According to the Ministry of Commerce, the bonded facility had led to an unusually high volume of imports of lower-count yarn used in export-oriented garment production, resulting in locally produced yarn being sold at lower prices. Domestic spinning mills have struggled to compete under these conditions. The government’s decision follows recommendations from the Bangladesh Tariff Commission and the Bangladesh Textile Mills Association (BTMA), which highlighted the need to strengthen domestic production.
Statistics show a rising trend in yarn imports over recent years:
| Fiscal Year | Yarn Count | Import Volume (Metric Tons) | Import Value (Billion BDT) |
|---|---|---|---|
| 2022–23 | 10–30 | 36,000 | 148.0 |
| 2023–24 | 10–30 | 41,000 | 220.0 |
| 2024–25* | 10–30 | Ongoing increase | — |
*Current fiscal year trends continue upward
The Ministry of Commerce notes that domestic spinning mills are currently operating at only 60% capacity due to pressure from imported low-count yarn. Nearly 50 spinning mills have already closed, with many more incurring losses, putting both industrial investment and employment at risk.

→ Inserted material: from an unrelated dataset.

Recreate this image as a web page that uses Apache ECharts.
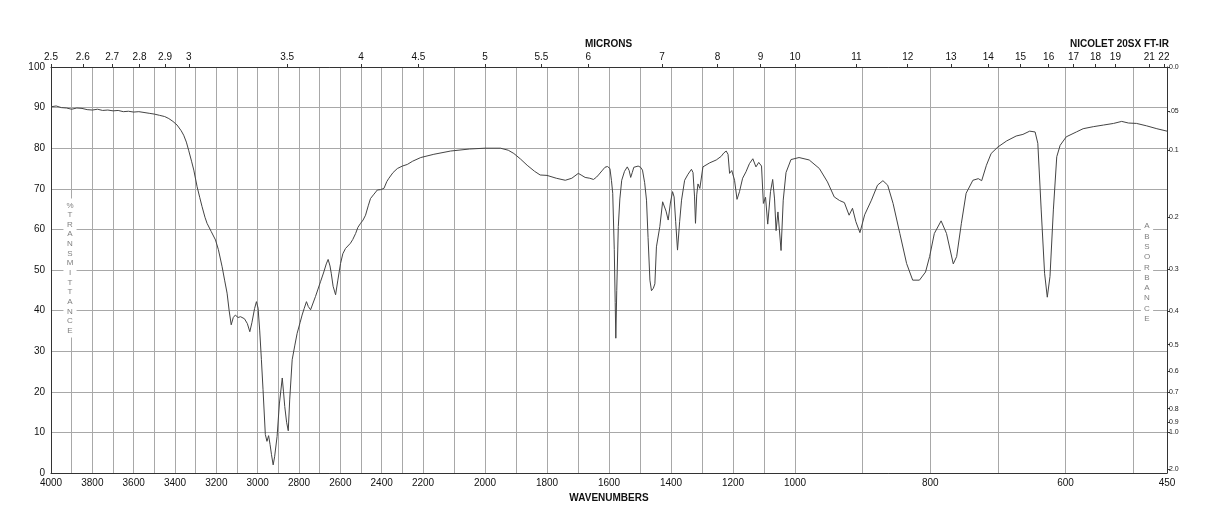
<!DOCTYPE html>
<html><head><meta charset="utf-8">
<script src="https://cdn.jsdelivr.net/npm/echarts@6/dist/echarts.min.js"></script>
<style>html,body{margin:0;padding:0;background:#fff}#c{width:1218px;height:528px}</style>
</head><body><div id="c"></div>
<script>
// Spectrum readings (wavenumber cm-1, %T)
const wavenumbers = [4000,3975,3950,3925,3900,3875,3850,3825,3800,3775,3750,3725,3700,3675,3650,3625,3600,3575,3550,3525,3500,3475,3450,3430,3410,3390,3370,3358,3345,3334,3320,3309,3293,3280,3269,3255,3245,3225,3204,3190,3172,3160,3148,3138,3128,3118,3108,3095,3083,3064,3050,3038,3028,3015,3006,2998,2990,2982,2974,2963,2955,2947,2940,2933,2925,2918,2906,2895,2881,2875,2869,2860,2852,2845,2833,2820,2809,2795,2785,2775,2764,2755,2744,2735,2720,2696,2680,2668,2659,2650,2644,2635,2623,2612,2599,2588,2575,2551,2540,2526,2515,2502,2490,2478,2465,2454,2440,2421,2405,2389,2375,2365,2345,2324,2300,2276,2250,2211,2165,2111,2050,2000,1950,1925,1907,1885,1864,1840,1822,1800,1770,1741,1720,1699,1690,1677,1662,1650,1640,1634,1623,1613,1605,1597,1592,1588,1583,1580,1578,1575,1570,1565,1559,1550,1541,1535,1530,1525,1520,1506,1498,1492,1485,1479,1474,1468,1463,1457,1452,1447,1436,1427,1422,1416,1409,1402,1395,1390,1385,1379,1372,1366,1356,1345,1334,1329,1324,1321,1317,1313,1307,1297,1275,1254,1238,1230,1222,1216,1211,1204,1195,1187,1179,1169,1158,1147,1136,1126,1117,1108,1102,1095,1088,1079,1072,1066,1061,1055,1045,1038,1029,1013,994,979,964,952,942,934,927,920,915,910,904,897,887,878,870,863,855,845,835,826,816,807,801,794,784,776,766,761,754,747,737,729,724,717,710,700,687,673,663,653,645,641,636,631,627,623,618,613,608,599,584,574,559,544,529,517,507,495,480,465,450];
const transmittance = [90.2,90.4,90.0,89.9,89.6,89.9,89.8,89.5,89.4,89.6,89.3,89.4,89.2,89.3,89.0,89.1,88.9,89.0,88.8,88.6,88.4,88.1,87.8,87.3,86.6,85.7,84.3,83.2,81.5,79.5,76.8,74.6,70.5,67.8,65.6,63.0,61.5,59.5,57.4,55.0,50.8,47.5,44.3,40.0,36.5,38.3,38.9,38.3,38.5,38.0,36.8,34.8,37.0,40.5,42.2,40.6,35.0,28.0,20.5,9.5,7.8,9.2,7.0,4.5,2.0,4.0,9.0,17.0,23.4,20.0,16.4,12.5,10.4,18.0,27.9,31.5,34.4,37.0,38.9,40.5,42.2,41.0,40.2,40.6,43.5,47.1,49.5,51.5,52.6,51.0,49.2,46.0,43.9,47.5,51.6,54.0,55.3,56.6,57.5,59.0,60.5,61.5,62.3,63.5,65.8,67.6,68.5,69.7,69.8,70.1,71.8,72.6,74.0,75.0,75.6,76.0,76.8,77.7,78.5,79.3,79.8,80.0,80.0,79.5,78.7,77.3,75.8,74.3,73.4,73.3,72.6,72.1,72.6,73.8,73.4,72.8,72.6,72.3,72.9,73.4,74.4,75.3,75.5,75.0,72.0,68.9,55.0,42.0,33.2,45.0,60.7,67.5,72.1,74.3,75.4,74.5,72.8,74.0,75.3,75.6,75.3,74.6,71.5,67.2,58.0,47.5,44.9,45.5,46.6,55.7,60.7,66.8,66.8,64.5,62.3,66.5,69.3,68.0,62.0,54.9,62.0,67.2,72.1,73.6,74.8,74.0,68.0,61.5,68.5,71.2,70.1,75.4,76.4,77.1,78.0,78.8,79.3,78.5,73.8,74.5,72.1,67.4,69.3,72.6,74.2,76.2,77.4,75.4,76.5,75.6,66.4,67.9,61.3,69.3,72.3,67.5,59.7,64.3,54.8,67.2,74.0,77.2,77.7,77.1,75.0,71.7,68.0,67.1,66.6,63.5,65.2,61.9,59.2,63.6,67.2,70.9,72.0,70.9,66.4,59.0,51.6,47.5,47.5,49.5,53.3,59.0,62.1,59.0,51.5,53.3,61.5,68.9,72.1,72.5,72.0,75.8,78.7,80.3,81.8,83.0,83.4,84.2,84.0,81.2,64.8,49.2,43.3,48.4,64.8,77.9,80.7,82.8,84.0,84.8,85.3,85.7,86.1,86.6,86.2,86.1,85.5,84.8,84.2];

// Axis tick labels
const wavenumberLabels = [4000,3800,3600,3400,3200,3000,2800,2600,2400,2200,2000,1800,1600,1400,1200,1000,800,600,450];
const wavenumberGrid = [4000,3900,3800,3700,3600,3500,3400,3300,3200,3100,3000,2900,2800,2700,2600,2500,2400,2300,2200,2100,2000,1900,1800,1700,1600,1500,1400,1300,1200,1100,1000,900,800,700,600,500,450];
const micronLabels = [2.5,2.6,2.7,2.8,2.9,3,3.5,4,4.5,5,5.5,6,7,8,9,10,11,12,13,14,15,16,17,18,19,21,22];
const absorbanceLabels = ['0.0','.05','0.1','0.2','0.3','0.4','0.5','0.6','0.7','0.8','0.9','1.0','2.0'];
const absorbanceValues = [0,0.05,0.1,0.2,0.3,0.4,0.5,0.6,0.7,0.8,0.9,1.0,2.0];

// Piecewise-linear wavenumber scale (three equal-width segments)
function tx(w){
  if (w >= 2200) return (4000 - w) / 1800;
  if (w >= 1000) return 1 + (2200 - w) / 1200;
  return 2 + (1000 - w) / 550;
}
const FONT = "'Liberation Sans', Arial, sans-serif";
const labelPos = wavenumberLabels.map(tx);
const gridPos = wavenumberGrid.map(tx);
const micronPos = micronLabels.map(m => tx(10000 / m));
const absPos = absorbanceValues.map(a => 100 * Math.pow(10, -a));

function nearestIdx(arr, v){
  let bi = 0, bd = Infinity;
  arr.forEach((x, i) => { const d = Math.abs(x - v); if (d < bd) { bd = d; bi = i; } });
  return bi;
}

const chart = echarts.init(document.getElementById('c'), null, {renderer: 'canvas'});
chart.setOption({
  animation: false,
  backgroundColor: '#fff',
  textStyle: {fontFamily: FONT},
  grid: {left: 51, right: 51, top: 67, bottom: 55, containLabel: false},
  xAxis: [
    {
      type: 'value', min: 0, max: 3, position: 'bottom',
      axisLine: {show: true, onZero: false, lineStyle: {color: '#333', width: 1}},
      axisTick: {show: false, customValues: gridPos},
      splitLine: {show: true, lineStyle: {color: '#a8a8a8', width: 1}},
      axisLabel: {customValues: labelPos, fontSize: 10, color: '#111', margin: 5, fontFamily: FONT,
        formatter: v => String(wavenumberLabels[nearestIdx(labelPos, v)])},
      name: 'WAVENUMBERS', nameLocation: 'middle', nameGap: 20,
      nameTextStyle: {fontSize: 10, fontWeight: 'bold', color: '#111', fontFamily: FONT}
    },
    {
      type: 'value', min: 0, max: 3, position: 'top',
      axisLine: {show: true, onZero: false, lineStyle: {color: '#333', width: 1}},
      axisTick: {show: true, customValues: micronPos, length: 3, inside: false, lineStyle: {color: '#333'}},
      splitLine: {show: false},
      axisLabel: {customValues: micronPos, fontSize: 10, color: '#111', margin: 5, fontFamily: FONT,
        formatter: v => String(micronLabels[nearestIdx(micronPos, v)])}
    }
  ],
  yAxis: [
    {
      type: 'value', min: 0, max: 100, interval: 10, position: 'left',
      axisLine: {show: true, onZero: false, lineStyle: {color: '#333', width: 1}},
      axisTick: {show: false},
      splitLine: {show: true, lineStyle: {color: '#a8a8a8', width: 1}},
      axisLabel: {fontSize: 10, color: '#111', margin: 6, fontFamily: FONT}
    },
    {
      type: 'value', min: 0, max: 100, position: 'right',
      axisLine: {show: true, onZero: false, lineStyle: {color: '#333', width: 1}},
      axisTick: {show: true, customValues: absPos, length: 3, inside: false, lineStyle: {color: '#333'}},
      splitLine: {show: false},
      axisLabel: {customValues: absPos, fontSize: 7, color: '#222', margin: 2, fontFamily: FONT,
        formatter: v => absorbanceLabels[nearestIdx(absPos, v)]}
    }
  ],
  graphic: [
    {type: 'text', left: 585, top: 39, style: {text: 'MICRONS', font: "bold 10px " + FONT, fill: '#111'}},
    {type: 'text', left: 1070, top: 39, style: {text: 'NICOLET 20SX FT-IR', font: "bold 10px " + FONT, fill: '#111'}},
    {type: 'text', x: 70, y: 198.5, z: 10, style: {
      text: '%\nT\nR\nA\nN\nS\nM\nI\nT\nT\nA\nN\nC\nE', font: "8px " + FONT, lineHeight: 9.65,
      fill: '#808080', align: 'center', verticalAlign: 'top', backgroundColor: '#fff', padding: [2, 3]}},
    {type: 'text', x: 1147, y: 219, z: 10, style: {
      text: 'A\nB\nS\nO\nR\nB\nA\nN\nC\nE', font: "8px " + FONT, lineHeight: 10.3,
      fill: '#808080', align: 'center', verticalAlign: 'top', backgroundColor: '#fff', padding: [2, 3]}}
  ],
  series: [{
    type: 'line', xAxisIndex: 0, yAxisIndex: 0, showSymbol: false, smooth: false,
    lineStyle: {color: '#444', width: 1},
    data: wavenumbers.map((w, i) => [tx(w), transmittance[i]])
  }]
});
</script></body></html>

Industry leaders warn that if the government’s decision is implemented, the country’s garment sector could face an immediate raw material shortage, particularly affecting both knitwear and woven garment production. During Monday’s press conference, the associations are expected to demand a government review of the policy and indicate a potential legal challenge if no policy coordination occurs.
The Ministry of Commerce emphasises that, following Bangladesh’s anticipated graduation from Least Developed Country (LDC) status in 2026, duty-free access to major markets such as the European Union, the United States, and Japan will be significantly reduced. Strengthening domestic spinning capacity is therefore considered essential to meet new compliance requirements, including 40–80% local value addition and double-stage transformation.
Fazle Ehsan Shamim, Executive President of BKMEA, told Kaler Kantho that the government’s decision has created conflict between the interests of the spinning and garment industries and could significantly hinder export revenue and increase lead times for shipping.